“Metaphysics" is the study of pure concepts as they relate to moral or physical experience. (Sparknotes)
INTERESTING
Only experience can teach what brings us joy. Only the natural drives for food, sex, rest, and movement, and (as our natural predispositions develop) for honor, for enlarging our cognition, and so forth, can tell each of us, and each only in his particular way, in what he will find those joys; and, in the same way, only experience can teach him the means by which to seek them. (9)
This makes a lot of sense. How else would you know what brings you pleasure without experiencing it? This means that experience is necessary in determining what brings great joy.
Right is therefore the sum of the conditions under which the choice of one can be united with the choice of another I accordance with a universal law of freedom. (24)
Right must be determined not only by yourself, but by those around you, and then by the world.
Virtue is the strength of a human being’s maxims in fulfilling his duty. (156)
As I understand it, the duty would be his morality, and virtues are the way in which the individual reaches that end.
Virtue is always in progress and yet always starts from the beginning. It is always in progress because, considered objectively, it is an ideal and unattainable, while yet constant approximation to it is a duty. (167)
Virtues are always changing because they require the approval of society. They are not stable. They change over generations. A person cannot build upon a virtue if it is not constant.
PUZZLING
The conformity of an action with the law of duty is its legality (legalitas); the conformity of the maxim of an action with a law is the morality (moralitas) of the action. A maximum is a subjective principle of action, a principle which the subject himself makes his rue (how he wills to act). (17)
I need more explanation of this passage. How does this work?
Laws proceed from the will, maxims from choice. (18)
Don’t laws proceed from choice also? Don’t you choose whether you follow a law or not? I am confused with this rationale.
Freedom (independence from being constrained by another’s choice), insofar as it can coexist with the freedom of every other in accordance with a universal law, is the only original right belonging to every man by virtue of his humanity. (30)
Didn’t the other philosopher (like Hume) believe this to be otherwise? Doesn’t Hume believe that this is an artificial virtue? How is this original? Don’t you need someone to constrain you before you seek freedom?
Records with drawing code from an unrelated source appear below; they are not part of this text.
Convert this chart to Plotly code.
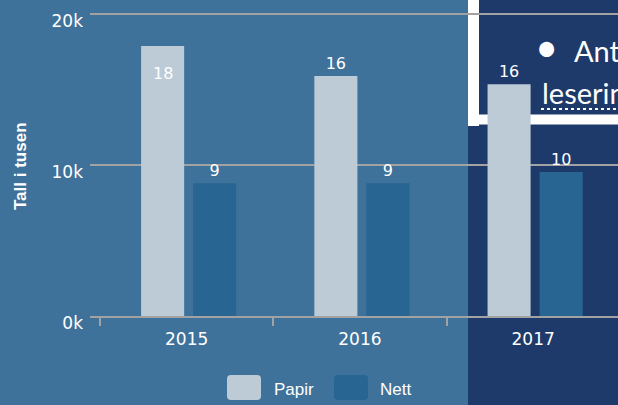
import plotly.graph_objects as go

# ---- data ----
years = ["2015", "2016", "2017"]
papir = [17900, 15900, 15350]
nett = [8800, 8800, 9550]
papir_labels = ["18", "16", "16"]
nett_labels = ["9", "9", "10"]
series_names = ["Papir", "Nett"]
y_tickvals = [0, 10000, 20000]
y_ticktext = ["0k", "10k", "20k"]
y_title = "Tall i tusen"
box_line1 = "Antall"
box_line2 = "leserinntekter"

# ---- style ----
BG = "#3f729b"
NAVY = "#1e3a6a"
C_PAPIR = "#bccbd6"
C_NETT = "#286592"
GRID = "#a2a2a2"
W, H = 618, 405
ML, MR, MT, MB = 90, 0, 13, 89
PW, PH = W - ML - MR, H - MT - MB
YMAX = 20080
CAT_PX = 173.0          # pixel width of one category
BAR_W = 43 / CAT_PX     # bar width in category units


def px(x):
    return (x - ML) / PW


def py(y):
    return (H - MB - y) / PH


fig = go.Figure()
fig.add_trace(go.Bar(
    x=years, y=papir, name=series_names[0], marker_color=C_PAPIR,
    marker_line_width=0, width=BAR_W, offset=-45.5 / CAT_PX,
    text=[""] + papir_labels[1:], textposition="outside",
    constraintext="none", cliponaxis=False,
    textfont=dict(family="DejaVu Sans", size=16, color="white"),
))
fig.add_trace(go.Bar(
    x=years, y=nett, name=series_names[1], marker_color=C_NETT,
    marker_line_width=0, width=BAR_W, offset=6.5 / CAT_PX,
    text=nett_labels, textposition="outside", constraintext="none",
    cliponaxis=False,
    textfont=dict(family="DejaVu Sans", size=16, color="white"),
))

shapes = [
    # dark overlay region on the right
    dict(type="rect", xref="paper", yref="paper", x0=px(468), x1=px(640),
         y0=py(H + 5), y1=py(-5), fillcolor=NAVY, line_width=0, layer="below"),
    # white frame of the box
    dict(type="rect", xref="paper", yref="paper", x0=px(468), x1=px(479),
         y0=py(126), y1=py(-5), fillcolor="white", line_width=0, layer="below"),
    dict(type="rect", xref="paper", yref="paper", x0=px(468), x1=px(640),
         y0=py(124.5), y1=py(114.5), fillcolor="white", line_width=0, layer="below"),
    # dotted underline
    dict(type="line", xref="paper", yref="paper", x0=px(541), x1=px(640),
         y0=py(109), y1=py(109), line=dict(color="white", width=2, dash="dot")),
]


def rounded(x0, y0, x1, y1, r=4):
    return (f"M {px(x0 + r)},{py(y0)} L {px(x1 - r)},{py(y0)} "
            f"Q {px(x1)},{py(y0)} {px(x1)},{py(y0 + r)} L {px(x1)},{py(y1 - r)} "
            f"Q {px(x1)},{py(y1)} {px(x1 - r)},{py(y1)} L {px(x0 + r)},{py(y1)} "
            f"Q {px(x0)},{py(y1)} {px(x0)},{py(y1 - r)} L {px(x0)},{py(y0 + r)} "
            f"Q {px(x0)},{py(y0)} {px(x0 + r)},{py(y0)} Z")


legend_items = [(series_names[0], C_PAPIR, 227, 272), (series_names[1], C_NETT, 334, 378)]
annotations = []
for name, col, sx, tx in legend_items:
    shapes.append(dict(type="path", xref="paper", yref="paper",
                       path=rounded(sx, 375, sx + 34, 400), fillcolor=col,
                       line_width=0))
    annotations.append(dict(xref="paper", yref="paper", x=px(tx), y=py(389),
                            xanchor="left", yanchor="middle", text=name,
                            showarrow=False,
                            font=dict(family="Liberation Sans", size=17, color="white")))

annotations += [
    # value label drawn inside the top of the tallest bar (category index 0)
    dict(x=years.index(years[0]), y=papir[0], xref="x", yref="y", text=papir_labels[0],
         showarrow=False, xanchor="center", yanchor="top", xshift=-24, yshift=-16,
         font=dict(family="DejaVu Sans", size=16, color="white")),
    dict(xref="paper", yref="paper", x=px(20), y=py(166), text=f"<b>{y_title}</b>",
         textangle=-90, showarrow=False, xanchor="center", yanchor="middle",
         font=dict(family="Liberation Sans", size=17, color="white")),
    dict(xref="paper", yref="paper", x=px(546), y=py(47), text="•",
         showarrow=False, xanchor="center", yanchor="middle",
         font=dict(family="Lato", size=40, color="white")),
    dict(xref="paper", yref="paper", x=px(572), y=py(50), text=box_line1,
         showarrow=False, xanchor="left", yanchor="middle",
         font=dict(family="Lato", size=29, color="white")),
    dict(xref="paper", yref="paper", x=px(540), y=py(92), text=box_line2,
         showarrow=False, xanchor="left", yanchor="middle",
         font=dict(family="Lato", size=29, color="white")),
]

fig.update_layout(
    width=W, height=H,
    margin=dict(l=ML, r=MR, t=MT, b=MB, pad=0),
    paper_bgcolor=BG, plot_bgcolor="rgba(0,0,0,0)",
    barmode="group",
    showlegend=False,
    shapes=shapes, annotations=annotations,
    font=dict(family="DejaVu Sans", color="white"),
)
fig.update_xaxes(
    type="category", range=[-0.558, 2.49], tickson="boundaries",
    ticks="outside", ticklen=8, tickwidth=2, tickcolor=GRID,
    showline=True, linecolor=GRID, linewidth=2, showgrid=False,
    ticklabelstandoff=7,
    tickfont=dict(family="DejaVu Sans", size=17, color="white"),
)
fig.update_yaxes(
    range=[0, YMAX], tickvals=y_tickvals, ticktext=y_ticktext,
    showgrid=True, gridcolor=GRID, gridwidth=2, zeroline=False,
    showline=False, ticks="", ticklabelshift=7, ticklabelstandoff=6,
    tickfont=dict(family="DejaVu Sans", size=17, color="white"),
)

fig.write_html("out.html", config={"displayModeBar": False},
               post_script="document.body.style.margin='0';")
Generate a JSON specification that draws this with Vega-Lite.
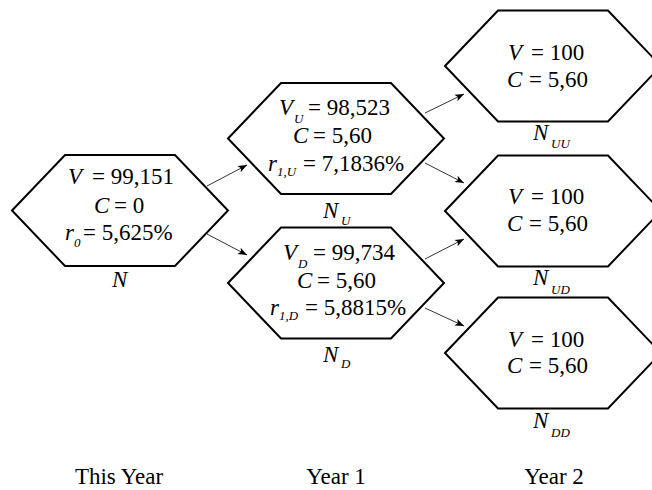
{
  "$schema": "https://vega.github.io/schema/vega-lite/v6.json",
  "width": 652,
  "height": 490,
  "autosize": "none",
  "padding": 0,
  "background": "white",
  "config": {"view": {"stroke": null}},
  "datasets": {
    "nodes": [
      {"node": "N", "x": 120, "y": 210.5},
      {"node": "N_U", "x": 336, "y": 138.5},
      {"node": "N_D", "x": 336, "y": 283},
      {"node": "N_UU", "x": 553, "y": 66},
      {"node": "N_UD", "x": 553, "y": 211},
      {"node": "N_DD", "x": 553, "y": 353}
    ],
    "arrows": [
      {"from": "N", "to": "N_U", "x": 207, "y": 186, "x2": 247, "y2": 165},
      {"from": "N", "to": "N_D", "x": 207, "y": 234, "x2": 247, "y2": 255},
      {"from": "N_U", "to": "N_UU", "x": 425, "y": 113, "x2": 464, "y2": 94},
      {"from": "N_U", "to": "N_UD", "x": 425, "y": 163, "x2": 464, "y2": 183},
      {"from": "N_D", "to": "N_UD", "x": 425, "y": 259, "x2": 464, "y2": 239},
      {"from": "N_D", "to": "N_DD", "x": 425, "y": 308, "x2": 464, "y2": 326}
    ],
    "texts": [
      {"part": "var", "t": "V", "x": 68, "y": 184},
      {"part": "val", "t": "= 99,151", "x": 92, "y": 184},
      {"part": "var", "t": "C", "x": 94, "y": 213},
      {"part": "val", "t": "= 0", "x": 114, "y": 213},
      {"part": "var", "t": "r", "x": 65, "y": 240},
      {"part": "sub", "t": "0", "x": 74, "y": 247},
      {"part": "val", "t": "= 5,625%", "x": 83, "y": 240},
      {"part": "var", "t": "N", "x": 112, "y": 287},

      {"part": "var", "t": "V", "x": 279, "y": 115},
      {"part": "sub", "t": "U", "x": 294, "y": 123},
      {"part": "val", "t": "= 98,523", "x": 308, "y": 115},
      {"part": "var", "t": "C", "x": 293, "y": 143},
      {"part": "val", "t": "= 5,60", "x": 313, "y": 143},
      {"part": "var", "t": "r", "x": 268, "y": 171},
      {"part": "sub", "t": "1,U", "x": 277, "y": 176},
      {"part": "val", "t": "= 7,1836%", "x": 303, "y": 171},
      {"part": "var", "t": "N", "x": 323, "y": 218},
      {"part": "sub", "t": "U", "x": 341, "y": 225},

      {"part": "var", "t": "V", "x": 283, "y": 260},
      {"part": "sub", "t": "D", "x": 298, "y": 268},
      {"part": "val", "t": "= 99,734", "x": 313, "y": 260},
      {"part": "var", "t": "C", "x": 297, "y": 288},
      {"part": "val", "t": "= 5,60", "x": 317, "y": 288},
      {"part": "var", "t": "r", "x": 270, "y": 315},
      {"part": "sub", "t": "1,D", "x": 279, "y": 320},
      {"part": "val", "t": "= 5,8815%", "x": 305, "y": 315},
      {"part": "var", "t": "N", "x": 323, "y": 362},
      {"part": "sub", "t": "D", "x": 341, "y": 368},

      {"part": "var", "t": "V", "x": 508, "y": 60},
      {"part": "val", "t": "= 100", "x": 531, "y": 60},
      {"part": "var", "t": "C", "x": 507, "y": 87},
      {"part": "val", "t": "= 5,60", "x": 529, "y": 87},
      {"part": "var", "t": "N", "x": 533, "y": 140},
      {"part": "sub", "t": "UU", "x": 551, "y": 148},

      {"part": "var", "t": "V", "x": 508, "y": 204},
      {"part": "val", "t": "= 100", "x": 531, "y": 204},
      {"part": "var", "t": "C", "x": 507, "y": 231},
      {"part": "val", "t": "= 5,60", "x": 529, "y": 231},
      {"part": "var", "t": "N", "x": 533, "y": 285},
      {"part": "sub", "t": "UD", "x": 551, "y": 294},

      {"part": "var", "t": "V", "x": 508, "y": 347},
      {"part": "val", "t": "= 100", "x": 531, "y": 347},
      {"part": "var", "t": "C", "x": 507, "y": 373},
      {"part": "val", "t": "= 5,60", "x": 529, "y": 373},
      {"part": "var", "t": "N", "x": 533, "y": 428},
      {"part": "sub", "t": "DD", "x": 551, "y": 437},

      {"part": "year", "t": "This Year", "x": 119, "y": 484},
      {"part": "year", "t": "Year 1", "x": 336, "y": 484},
      {"part": "year", "t": "Year 2", "x": 554, "y": 484}
    ]
  },
  "encoding": {
    "x": {"field": "x", "type": "quantitative", "scale": {"domain": [0, 652], "nice": false, "zero": false}, "axis": null},
    "y": {"field": "y", "type": "quantitative", "scale": {"domain": [0, 490], "nice": false, "zero": false, "reverse": true}, "axis": null}
  },
  "layer": [
    {
      "data": {"name": "nodes"},
      "mark": {
        "type": "point",
        "shape": "M -1 0 L -0.509 -0.514 L 0.509 -0.514 L 1 0 L 0.509 0.514 L -0.509 0.514 Z",
        "size": 46656,
        "filled": false,
        "stroke": "#000",
        "strokeWidth": 2,
        "opacity": 1,
        "strokeJoin": "miter"
      }
    },
    {
      "data": {"name": "arrows"},
      "mark": {"type": "rule", "color": "#000", "strokeWidth": 0.8},
      "encoding": {
        "x2": {"field": "x2"},
        "y2": {"field": "y2"}
      }
    },
    {
      "data": {"name": "arrows"},
      "transform": [
        {"calculate": "atan2(datum.y2 - datum.y, datum.x2 - datum.x) * 180 / PI", "as": "ang"}
      ],
      "mark": {
        "type": "point",
        "shape": "M 0 0 L -1 -0.4 L -0.75 0 L -1 0.4 Z",
        "size": 324,
        "filled": true,
        "color": "#000",
        "opacity": 1,
        "strokeWidth": 0
      },
      "encoding": {
        "x": {"field": "x2", "type": "quantitative"},
        "y": {"field": "y2", "type": "quantitative"},
        "angle": {"field": "ang", "type": "quantitative", "scale": null}
      }
    },
    {
      "data": {"name": "texts"},
      "transform": [{"filter": "datum.part == 'var'"}],
      "mark": {"type": "text", "font": "'Liberation Serif', 'DejaVu Serif', serif", "fontStyle": "italic", "fontSize": 23, "align": "left", "baseline": "alphabetic", "color": "#000"},
      "encoding": {"text": {"field": "t"}}
    },
    {
      "data": {"name": "texts"},
      "transform": [{"filter": "datum.part == 'val'"}],
      "mark": {"type": "text", "font": "'Liberation Serif', 'DejaVu Serif', serif", "fontSize": 23, "align": "left", "baseline": "alphabetic", "color": "#000"},
      "encoding": {"text": {"field": "t"}}
    },
    {
      "data": {"name": "texts"},
      "transform": [{"filter": "datum.part == 'sub'"}],
      "mark": {"type": "text", "font": "'Liberation Serif', 'DejaVu Serif', serif", "fontStyle": "italic", "fontSize": 13, "align": "left", "baseline": "alphabetic", "color": "#000"},
      "encoding": {"text": {"field": "t"}}
    },
    {
      "data": {"name": "texts"},
      "transform": [{"filter": "datum.part == 'year'"}],
      "mark": {"type": "text", "font": "'Liberation Serif', 'DejaVu Serif', serif", "fontSize": 23, "align": "center", "baseline": "alphabetic", "color": "#000"},
      "encoding": {"text": {"field": "t"}}
    }
  ]
}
…if the law can prescribe only the maxim of actions, not actions themselves, this is a sign that it leaves a playroom for free choice in following the law, that is, that the law cannot specify precisely in what way one is to act and how much one is to do by the action for an end that is also a duty. (153)
Huh? I do not see how the law does not specify how one is supposed to act. Doesn’t the law lay out specifics? Maybe I just do not understand what he is saying.